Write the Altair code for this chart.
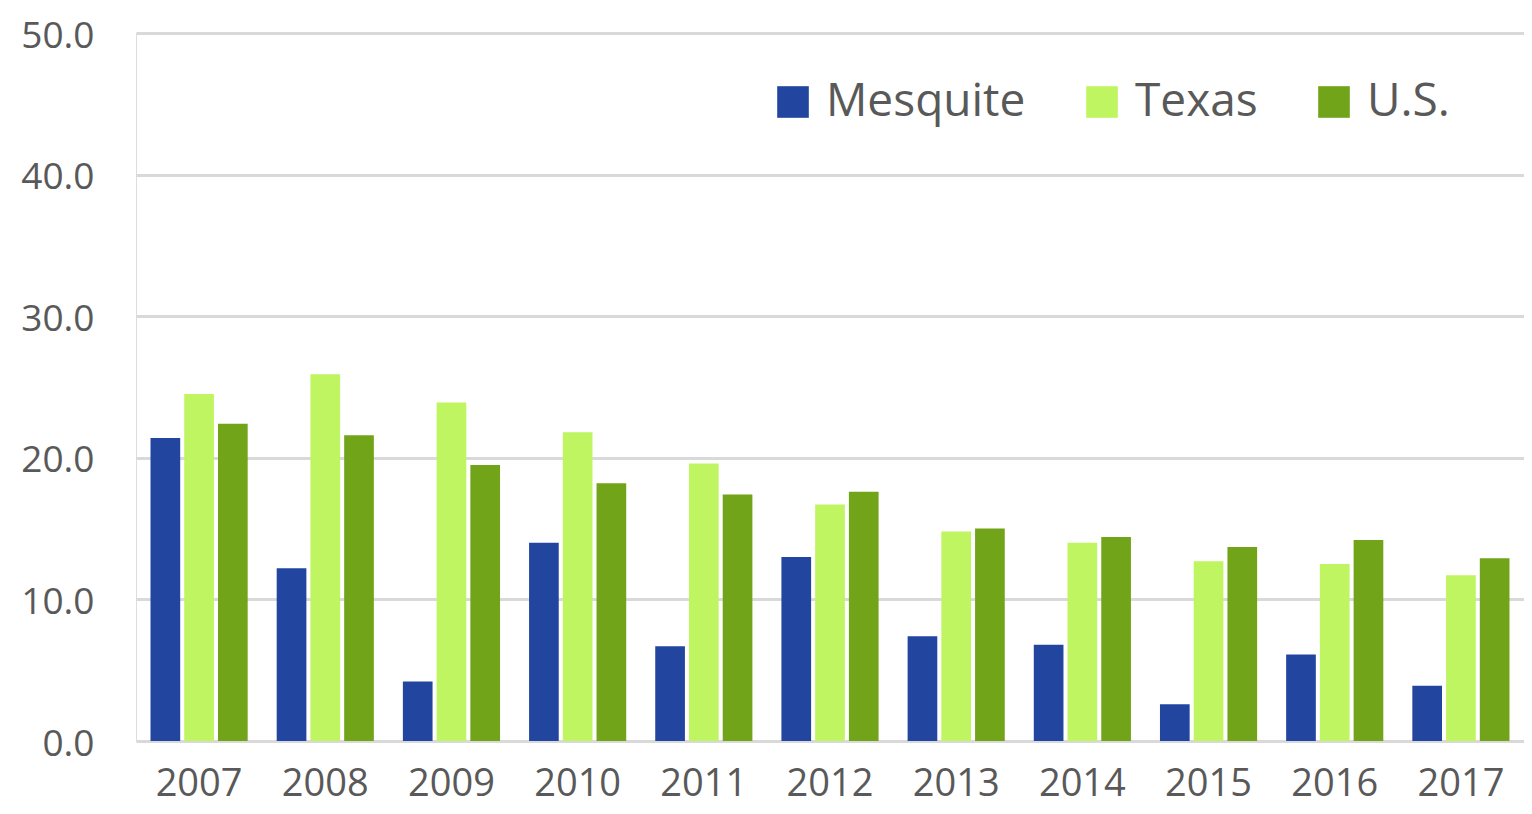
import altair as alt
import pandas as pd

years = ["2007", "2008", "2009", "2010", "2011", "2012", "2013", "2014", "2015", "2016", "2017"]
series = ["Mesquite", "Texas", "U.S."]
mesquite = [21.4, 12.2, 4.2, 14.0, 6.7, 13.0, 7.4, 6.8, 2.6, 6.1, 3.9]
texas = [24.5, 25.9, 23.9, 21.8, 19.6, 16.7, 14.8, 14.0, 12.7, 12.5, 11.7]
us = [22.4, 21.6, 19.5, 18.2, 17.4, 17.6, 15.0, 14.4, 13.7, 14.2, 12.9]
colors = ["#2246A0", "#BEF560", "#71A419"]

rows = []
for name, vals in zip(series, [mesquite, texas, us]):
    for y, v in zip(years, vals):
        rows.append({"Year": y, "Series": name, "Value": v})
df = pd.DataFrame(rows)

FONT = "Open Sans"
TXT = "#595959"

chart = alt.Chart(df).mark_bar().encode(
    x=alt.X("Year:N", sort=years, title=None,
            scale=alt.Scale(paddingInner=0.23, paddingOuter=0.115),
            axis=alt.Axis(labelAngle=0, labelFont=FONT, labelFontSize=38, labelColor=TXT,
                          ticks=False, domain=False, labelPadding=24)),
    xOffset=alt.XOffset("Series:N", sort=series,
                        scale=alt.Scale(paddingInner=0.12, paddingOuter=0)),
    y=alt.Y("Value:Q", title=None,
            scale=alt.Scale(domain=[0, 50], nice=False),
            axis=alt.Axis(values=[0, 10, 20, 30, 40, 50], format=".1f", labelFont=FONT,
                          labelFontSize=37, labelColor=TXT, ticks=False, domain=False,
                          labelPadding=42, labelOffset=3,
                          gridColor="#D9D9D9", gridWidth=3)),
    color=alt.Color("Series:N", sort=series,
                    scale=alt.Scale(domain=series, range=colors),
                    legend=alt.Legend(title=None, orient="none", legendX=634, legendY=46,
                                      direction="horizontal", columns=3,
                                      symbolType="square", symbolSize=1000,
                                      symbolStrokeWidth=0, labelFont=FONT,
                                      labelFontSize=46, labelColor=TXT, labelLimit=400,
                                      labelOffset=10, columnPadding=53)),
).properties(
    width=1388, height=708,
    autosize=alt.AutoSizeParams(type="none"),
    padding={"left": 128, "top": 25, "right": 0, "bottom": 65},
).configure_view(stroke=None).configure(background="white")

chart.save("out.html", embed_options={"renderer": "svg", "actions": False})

============

Every line from the start of the listing above through the line with "df = pd.DataFrame(rows)" should be repeated exactly; skip the pictures and add nothing else.

Write the Altair code for this chart.
import altair as alt
import pandas as pd

years = ["2007", "2008", "2009", "2010", "2011", "2012", "2013", "2014", "2015", "2016", "2017"]
series = ["Mesquite", "Texas", "U.S."]
mesquite = [21.4, 12.2, 4.2, 14.0, 6.7, 13.0, 7.4, 6.8, 2.6, 6.1, 3.9]
texas = [24.5, 25.9, 23.9, 21.8, 19.6, 16.7, 14.8, 14.0, 12.7, 12.5, 11.7]
us = [22.4, 21.6, 19.5, 18.2, 17.4, 17.6, 15.0, 14.4, 13.7, 14.2, 12.9]
colors = ["#2246A0", "#BEF560", "#71A419"]

rows = []
for name, vals in zip(series, [mesquite, texas, us]):
    for y, v in zip(years, vals):
        rows.append({"Year": y, "Series": name, "Value": v})
df = pd.DataFrame(rows)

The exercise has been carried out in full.